Fagottino di faraona arrosto di Giuseppe Iannotti © Marco Varoli
Sulle rive del Sangro si può ammirare il Monumento al pescatore, opera dell’artista milanese Alberto Coppini. Qui è obbligatoria una tappa a Casadonna, ex convento del ‘500 ora sede del ristorante tre stelle Reale di Niko Romito. Attraverso le sue creazioni, lo chef condivide con gli avventori i ricordi di un Abruzzo d’altri tempi: «Il pancotto è un piatto semplice e insieme fondamentale a cui sono molto legato. Lo associo alla memoria del mio passato e della mia terra. Viene dalla tradizione contadina e pastorale, quando con la transumanza si portavano le greggi dall’Abruzzo alla Puglia attraversando i tratturi e portando con sé pane raffermo e formaggio».

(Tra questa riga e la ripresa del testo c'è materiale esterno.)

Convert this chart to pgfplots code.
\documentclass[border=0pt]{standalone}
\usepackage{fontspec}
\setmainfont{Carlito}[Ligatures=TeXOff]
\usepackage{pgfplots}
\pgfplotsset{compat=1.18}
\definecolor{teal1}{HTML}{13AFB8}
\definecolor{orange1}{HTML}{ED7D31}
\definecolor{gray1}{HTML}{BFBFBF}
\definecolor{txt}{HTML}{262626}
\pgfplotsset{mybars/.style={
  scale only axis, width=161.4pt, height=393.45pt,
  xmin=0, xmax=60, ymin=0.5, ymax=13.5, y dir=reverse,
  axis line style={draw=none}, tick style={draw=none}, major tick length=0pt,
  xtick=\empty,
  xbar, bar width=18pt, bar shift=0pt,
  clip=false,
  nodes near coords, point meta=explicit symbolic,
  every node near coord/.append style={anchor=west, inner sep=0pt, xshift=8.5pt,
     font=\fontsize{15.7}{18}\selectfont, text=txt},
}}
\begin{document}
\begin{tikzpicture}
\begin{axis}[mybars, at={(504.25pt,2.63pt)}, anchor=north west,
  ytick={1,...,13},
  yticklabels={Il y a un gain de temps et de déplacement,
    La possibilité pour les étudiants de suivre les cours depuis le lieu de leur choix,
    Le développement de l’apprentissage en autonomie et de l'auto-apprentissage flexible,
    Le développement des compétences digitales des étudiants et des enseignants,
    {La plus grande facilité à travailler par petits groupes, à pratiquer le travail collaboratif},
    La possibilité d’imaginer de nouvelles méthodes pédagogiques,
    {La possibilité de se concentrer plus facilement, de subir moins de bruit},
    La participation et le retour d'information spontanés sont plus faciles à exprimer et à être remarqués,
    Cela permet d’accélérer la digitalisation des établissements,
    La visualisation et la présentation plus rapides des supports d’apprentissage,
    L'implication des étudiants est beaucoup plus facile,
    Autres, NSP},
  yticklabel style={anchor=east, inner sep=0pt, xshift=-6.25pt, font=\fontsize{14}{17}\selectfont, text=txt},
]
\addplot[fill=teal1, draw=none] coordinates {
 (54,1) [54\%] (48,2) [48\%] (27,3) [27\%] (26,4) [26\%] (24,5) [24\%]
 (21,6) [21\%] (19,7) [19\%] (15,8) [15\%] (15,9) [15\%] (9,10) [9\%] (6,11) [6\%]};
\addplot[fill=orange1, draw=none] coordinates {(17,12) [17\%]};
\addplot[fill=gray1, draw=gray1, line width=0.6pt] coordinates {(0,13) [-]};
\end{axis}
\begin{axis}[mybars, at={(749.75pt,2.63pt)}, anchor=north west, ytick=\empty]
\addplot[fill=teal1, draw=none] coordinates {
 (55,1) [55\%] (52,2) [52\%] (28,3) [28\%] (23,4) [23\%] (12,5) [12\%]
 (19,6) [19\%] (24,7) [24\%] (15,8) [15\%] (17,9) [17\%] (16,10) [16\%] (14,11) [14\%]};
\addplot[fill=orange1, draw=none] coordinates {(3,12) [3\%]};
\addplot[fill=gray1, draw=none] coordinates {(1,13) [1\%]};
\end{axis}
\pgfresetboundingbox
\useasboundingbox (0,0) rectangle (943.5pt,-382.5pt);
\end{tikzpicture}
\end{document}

La versione abruzzese è arricchita con le cime di rapa e una spolverata di pecorino grattugiato: «È un piatto del 2005 che risale ai primi anni del Reale, a una fase in cui rivedevo i piatti della tradizione locale per innovarli e creare un mio linguaggio gastronomico», racconta Romito.

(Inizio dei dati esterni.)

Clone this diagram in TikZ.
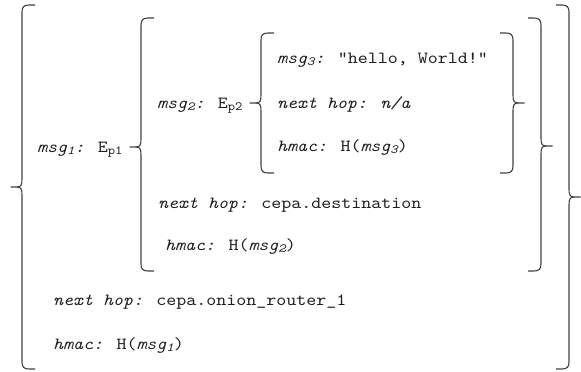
\documentclass[tikz,border=0pt]{standalone}
\usepackage{fontspec}
\newfontfamily\cour{lmmono10-regular.otf}[ItalicFont=lmmono10-italic.otf, FakeStretch=1.12]
\newcommand\sbs[1]{\raisebox{-2.5pt}{\fontsize{12.5}{13}\selectfont #1}}
% #1 X, #2 top Y, #3 tip Y, #4 bottom Y, #5 direction (1 = left brace, -1 = right brace)
\newcommand\mybrc[5]{%
  \draw[br] ({#1+13*(#5)},#2) -- ({#1+7*(#5)},#2) .. controls ({#1+2*(#5)},#2) and (#1,{#2+2}) .. (#1,{#2+7})
    -- (#1,{#3-8}) .. controls (#1,{#3-2}) and ({#1-1*(#5)},#3) .. ({#1-5*(#5)},#3)
    -- ({#1-11.5*(#5)},#3);
  \draw[br] ({#1-5*(#5)},#3) .. controls ({#1-1*(#5)},#3) and (#1,{#3+2}) .. (#1,{#3+8})
    -- (#1,{#4-7}) .. controls (#1,{#4-2}) and ({#1+2*(#5)},#4) .. ({#1+7*(#5)},#4) -- ({#1+13*(#5)},#4);
}
\begin{document}
\begin{tikzpicture}[x=1pt,y=-1pt,
  txt/.style={anchor=base west, inner sep=0pt, font=\cour\fontsize{17}{18}\selectfont, text=black!88},
  br/.style={draw=black!75, line width=1.1pt}]
\useasboundingbox (0,0) rectangle (581,372);
% braces
\mybrc{22}{5}{187}{369}{1}
\mybrc{569}{5}{197}{369}{-1}
\mybrc{141}{18}{147}{271}{1}
\mybrc{541}{18}{146}{271}{-1}
\mybrc{261}{33}{103}{173}{1}
\mybrc{513}{33}{103}{173}{-1}
% texts
\node[txt] (m1) at (37,152) {{\itshape msg\sbs{1}:} E\sbs{p1}};
\node[txt] (m2) at (157,108) {{\itshape msg\sbs{2}:} E\sbs{p2}};
\node[txt] (m3) at (277,63) {{\itshape msg\sbs{3}:} "hello, World!"};
\node[txt] (n3) at (277,108) {{\itshape next hop: n/a}};
\node[txt] (h3) at (277,151) {{\itshape hmac:} H({\itshape msg\sbs{3}})};
\node[txt] (n2) at (158,208) {{\itshape next hop:} cepa.destination};
\node[txt] (h2) at (165,250) {{\itshape hmac:} H({\itshape msg\sbs{2}})};
\node[txt] (n1) at (53,305) {{\itshape next hop:} cepa.onion\_router\_1};
\node[txt] (h1) at (53,349) {{\itshape hmac:} H({\itshape msg\sbs{1}})};
\end{tikzpicture}
\end{document}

Ultima tappa di questo itinerario goloso – e ottava del Giro d’Italia – è Guardia Sanframondi (BN), nel cuore del Sannio beneventano, un borgo di origine longobarda adagiato su una collina dominata dal Castello Normanno risalente al XII secolo. Le case di questo gioiello medievale si inerpicano a spirale intorno all’antico maniero. Così pure la cultura gastronomica, che è intrecciata al mondo contadino e composta da piatti semplici, con ingredienti a chilometro zero e di stagione. Tra le ricette locali la zuppa di lagane (tagliatelle di grano duro) con fagioli, i cicatielli (cavatelli) fatti a mano e conditi con sugo di carne, la salsiccia con i broccoli di rapa fritti e la frijtora, uno spezzatino di maiale con peperoni e patate.

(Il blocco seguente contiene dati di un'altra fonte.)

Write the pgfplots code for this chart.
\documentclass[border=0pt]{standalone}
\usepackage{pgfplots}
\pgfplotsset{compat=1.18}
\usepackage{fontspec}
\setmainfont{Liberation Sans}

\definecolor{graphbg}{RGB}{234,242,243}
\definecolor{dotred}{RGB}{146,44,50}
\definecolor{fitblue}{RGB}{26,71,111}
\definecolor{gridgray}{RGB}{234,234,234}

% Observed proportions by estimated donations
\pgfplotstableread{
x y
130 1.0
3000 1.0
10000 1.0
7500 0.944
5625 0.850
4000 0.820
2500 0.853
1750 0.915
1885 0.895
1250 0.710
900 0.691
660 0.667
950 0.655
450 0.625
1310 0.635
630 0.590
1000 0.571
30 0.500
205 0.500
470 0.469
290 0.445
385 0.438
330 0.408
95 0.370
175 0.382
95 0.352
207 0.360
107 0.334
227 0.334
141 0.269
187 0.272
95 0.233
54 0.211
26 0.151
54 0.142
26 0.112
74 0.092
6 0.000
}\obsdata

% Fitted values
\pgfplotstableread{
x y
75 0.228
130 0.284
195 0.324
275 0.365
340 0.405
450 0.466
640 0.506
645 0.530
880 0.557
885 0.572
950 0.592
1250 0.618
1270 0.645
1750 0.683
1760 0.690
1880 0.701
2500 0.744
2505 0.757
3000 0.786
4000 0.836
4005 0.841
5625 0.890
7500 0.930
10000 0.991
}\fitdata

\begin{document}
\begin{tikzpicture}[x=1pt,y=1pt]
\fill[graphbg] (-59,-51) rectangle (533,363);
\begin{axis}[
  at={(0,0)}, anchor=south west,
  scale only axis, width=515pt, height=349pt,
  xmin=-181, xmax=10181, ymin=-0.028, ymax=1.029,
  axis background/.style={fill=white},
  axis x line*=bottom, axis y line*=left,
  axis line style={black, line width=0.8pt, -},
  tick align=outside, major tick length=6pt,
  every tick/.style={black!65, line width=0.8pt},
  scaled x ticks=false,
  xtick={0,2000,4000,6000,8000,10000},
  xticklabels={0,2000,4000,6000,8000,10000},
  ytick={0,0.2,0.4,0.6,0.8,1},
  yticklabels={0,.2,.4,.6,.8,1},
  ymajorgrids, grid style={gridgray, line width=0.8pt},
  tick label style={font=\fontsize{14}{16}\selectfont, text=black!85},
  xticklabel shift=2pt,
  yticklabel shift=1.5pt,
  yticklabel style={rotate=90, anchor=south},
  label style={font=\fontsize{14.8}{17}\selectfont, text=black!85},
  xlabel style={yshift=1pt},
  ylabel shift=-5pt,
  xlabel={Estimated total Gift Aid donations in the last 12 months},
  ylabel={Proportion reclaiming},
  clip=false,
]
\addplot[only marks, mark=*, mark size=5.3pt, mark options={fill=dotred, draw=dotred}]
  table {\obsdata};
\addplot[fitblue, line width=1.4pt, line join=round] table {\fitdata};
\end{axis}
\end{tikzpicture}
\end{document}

A reinterpretare la tradizione ci pensa il giovane Giuseppe Iannotti, stella Michelin con il suo ristorante Krèsios, nella vicina Telese. Il piatto dello chef che meglio rappresenta l’evoluzione della cucina locale sono i Fagottini di faraona arrosto. «Il Sannio è un luogo principalmente vocato all’agricoltura. La faraona è uno degli abitanti dei nostri pollai, presenti quasi in ogni casa, e solitamente veniva cucinata arrosto o in brodo. Noi decidiamo di arrostirla e di farla diventare la farcia del fagottino trasformando le sue ossa in un fondo a mo’ di salsa».